Modern architectural trends have led to an increasing gap in performance between untuned and highly tuned programs. This is particularly true of multiprocessors, but it is also of concern on today's uniprocessors, where there can be more than an order of magnitude difference in performance between a processor cache hit and a cache miss, and four to five orders of magnitude between a memory reference and a page fault.
Effective tools for tuning parallel program performance.
Initial implementations of parallel programs typically yield disappointing
performance, but most existing program tuning tools have one of two problems.

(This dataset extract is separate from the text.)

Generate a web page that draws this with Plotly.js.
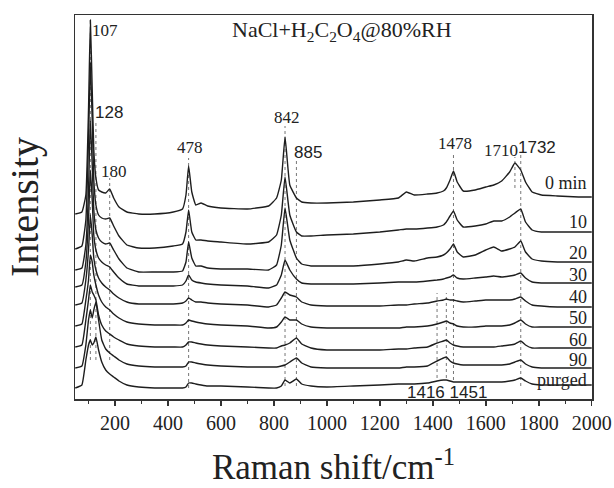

They either measure everything that could be of relevance to program
performance, and are consequently inefficient, or they measure some aspect of
behavior in isolation from other metrics and from program structure,
limiting their usefulness. We have developed a parallel program tuning tool
that addresses these problems. The principal metric of the tool is
normalized processor time: the total processor time spent in each
section of code divided by the number of other processors that are
concurrently busy when that section of code is being executed. Tied to
the logical structure of the program, this metric provides a ``smoking gun''
pointing towards those areas of the program most responsible for poor
performance; it can be efficiently measured using sampling by a
dedicated processor.
Effective tools for tuning memory system performance.
As computer system manufacturers build systems with a larger and larger
gap between processor cycle time and main memory latency, program
performance can be improved significantly by improving its cache behavior.
Traditional performance tools allow programmers to tune CPU performance;
the question is how to build a tool to tune memory performance. We have
developed a simple, yet effective approach -- for tuning memory system
behavior, as opposed to optimizing CPU usage, it helps to present both
code-oriented and data-oriented performance metrics, (instead of just
code-oriented metrics, as in UNIX gprof). It also helps to provide
information about the causes of poor memory system behavior, such as
whether the cache misses are due to thrashing between two data structures
mapped to the same cache blocks. We have also shown that it is possible
to collect these statistics with low runtime overhead by showing how to
sample memory behavior, proving that the approach is both useful and practical.
Tools for application-specific virtual memory management
The dramatic improvement in CPU performance over the past decade
has led to a gap of many orders of magnitude between CPU cycle time and
disk latency. At the same time, some applications, such as scientific
applications, databases and garbage collected programs, make use of large
amounts of virtual memory in ways that interact poorly with standard
operating system virtual memory policies. The result is a huge difference
in performance depending on the exact policy used to manage memory.
One solution is to re-structure the operating system to allow each application
to manage its own physical memory, but this requires normal application
programmers to write their own virtual memory managers, not a trivial
task. We have built a toolkit to make it easy to develop these
application-specific virtual memory managers, by building a generic
manager in an object-oriented fashion so that it was easy to modify to suit
the specific needs of an application.